Some people compose a will but do not provide crucial information to carry the document out. For instance, you might specify in your will that your online accounts should go to your daughter but you have not disclosed the account passwords. If you write a letter of instruction to go along with your will, you might avoid this problem.
A letter of instruction or a letter of intent is not a legal document like a will. These are letters that provide information that your family does not know or clarification of what you have described in your will.
Giving information to relatives
There are a lot of things your family will need to know to realize your estate wishes, such as all of the assets that you own. Common examples include investment accounts, bank accounts, insurance policies, real estate, and intellectual property. People even use a letter of instruction to explain where they placed a will in case relatives do not know where it is.

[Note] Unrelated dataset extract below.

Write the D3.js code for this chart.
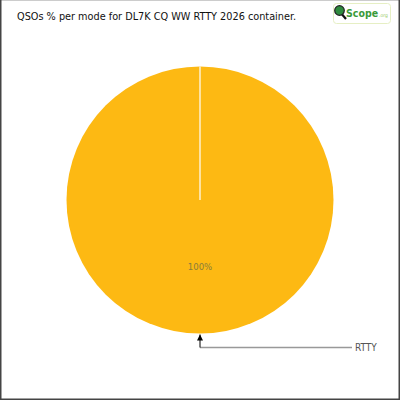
<!DOCTYPE html>
<html><head><meta charset="utf-8">
<script src="https://cdn.jsdelivr.net/npm/d3@7/dist/d3.min.js"></script>
<style>html,body{margin:0;padding:0;background:#fff}svg{display:block}</style>
</head><body>
<script>
const modes = ["RTTY"];
const values = [100];
const colors = ["#FDB913"];
const title = "QSOs % per mode for DL7K CQ WW RTTY 2026 container.";

const W = 400, H = 400;
const svg = d3.select("body").append("svg").attr("width", W).attr("height", H);
svg.append("rect").attr("width", W).attr("height", H).attr("fill", "#fff");

// border
svg.append("line").attr("x1",0).attr("x2",W).attr("y1",0.5).attr("y2",0.5).attr("stroke","#ccc");
svg.append("line").attr("x1",0.75).attr("x2",0.75).attr("y1",0).attr("y2",H).attr("stroke","#444").attr("stroke-width",1.5);
svg.append("line").attr("x1",W-0.75).attr("x2",W-0.75).attr("y1",0).attr("y2",H).attr("stroke","#444").attr("stroke-width",1.5);
svg.append("line").attr("x1",0).attr("x2",W).attr("y1",H-0.75).attr("y2",H-0.75).attr("stroke","#444").attr("stroke-width",1.5);

// title
svg.append("text").attr("x",17).attr("y",20).text(title)
  .attr("font-family","DejaVu Sans Condensed, DejaVu Sans, sans-serif").attr("font-size",11)
  .attr("textLength",279).attr("lengthAdjust","spacingAndGlyphs").attr("fill","#111");

// logo
const logo = svg.append("g").attr("transform","translate(333,3)");
logo.append("rect").attr("x",0.5).attr("y",0.5).attr("width",57).attr("height",20).attr("rx",3)
  .attr("fill","#fff").attr("stroke","#e6efc4");
logo.append("line").attr("x1",7).attr("y1",9).attr("x2",13).attr("y2",16).attr("stroke","#111").attr("stroke-width",2.2);
logo.append("circle").attr("cx",6.5).attr("cy",7.5).attr("r",4.8).attr("fill","#2e8b3e").attr("stroke","#222").attr("stroke-width",1.2);
const lt = logo.append("text").attr("x",13).attr("y",14)
  .attr("font-family","DejaVu Sans Condensed, sans-serif");
lt.append("tspan").text("Scope").attr("font-weight","bold").attr("font-size",10.5).attr("fill","#3a9a3a");
lt.append("tspan").text(".org").attr("dx",1).attr("font-size",5).attr("fill","#9acb6a");

// pie
const cx = 200, cy = 200, R = 133.5;
const g = svg.append("g").attr("transform",`translate(${cx},${cy})`);
const pie = d3.pie().sort(null).value(d => d)(values);
const arc = d3.arc().innerRadius(0).outerRadius(R);
g.selectAll("path.slice").data(pie).join("path").attr("class","slice")
  .attr("d", arc).attr("fill",(d,i)=>colors[i]);
// slice separator (start edge)
g.selectAll("line.sep").data(pie).join("line").attr("class","sep")
  .attr("x1",0).attr("y1",0)
  .attr("x2",d=>R*Math.sin(d.startAngle)).attr("y2",d=>-R*Math.cos(d.startAngle))
  .attr("stroke","#fff").attr("stroke-width",1.2);

// labels
const labelArc = d3.arc().innerRadius(R*0.5).outerRadius(R*0.5);
g.selectAll("text.pct").data(pie).join("text").attr("class","pct")
  .attr("transform", d => { const [x,y] = labelArc.centroid(d); return `translate(${x},${y+3.5})`; })
  .attr("text-anchor","middle").attr("font-family","DejaVu Sans Condensed, sans-serif").attr("font-size",9.5)
  .attr("fill","#8a7d3c").text(d => Math.round(d.value / d3.sum(values) * 100) + "%");

// legend callout
const outerArc = d3.arc().innerRadius(R).outerRadius(R);
const defs = svg.append("defs");
defs.append("marker").attr("id","arr").attr("viewBox","0 0 10 10").attr("refX",10).attr("refY",5)
  .attr("markerWidth",8).attr("markerHeight",6).attr("orient","auto").attr("markerUnits","userSpaceOnUse")
  .append("path").attr("d","M0,0 L10,5 L0,10 Z").attr("fill","#000");
pie.forEach((d,i) => {
  const [px,py] = outerArc.centroid(d);
  const x = cx + px, yTop = cy + py + 1, yLine = cy + py + 14;
  svg.append("line").attr("x1",x).attr("y1",yLine).attr("x2",352).attr("y2",yLine)
    .attr("stroke","#999").attr("stroke-width",1.5);
  svg.append("line").attr("x1",x).attr("y1",yLine).attr("x2",x).attr("y2",yTop)
    .attr("stroke","#000").attr("stroke-width",1).attr("marker-end","url(#arr)");
  svg.append("text").attr("x",355).attr("y",yLine+3.5).text(modes[i])
    .attr("font-family","DejaVu Sans Condensed, sans-serif").attr("font-size",10).attr("fill","#555");
});
</script>
</body></html>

A letter of instruction should also list contact information. Your family should know how to contact people such as your insurance agent, your financial adviser and your attorney following your death.
Explaining your estate wishes
Ideally, you would be able to discuss your estate wishes with your children in person. This may help your children to understand why one child receives a particular piece of property like a kitchen set or a piece of real estate. Tensions can flare among siblings if a parent does not provide an explanation behind his or her decisions.
If you cannot talk to your children about your estate matters in person, Kiplinger suggests you use a letter of intent to explain your decisions. Hearing from you even if just from a letter could cool tempers and help your family members accept your actions.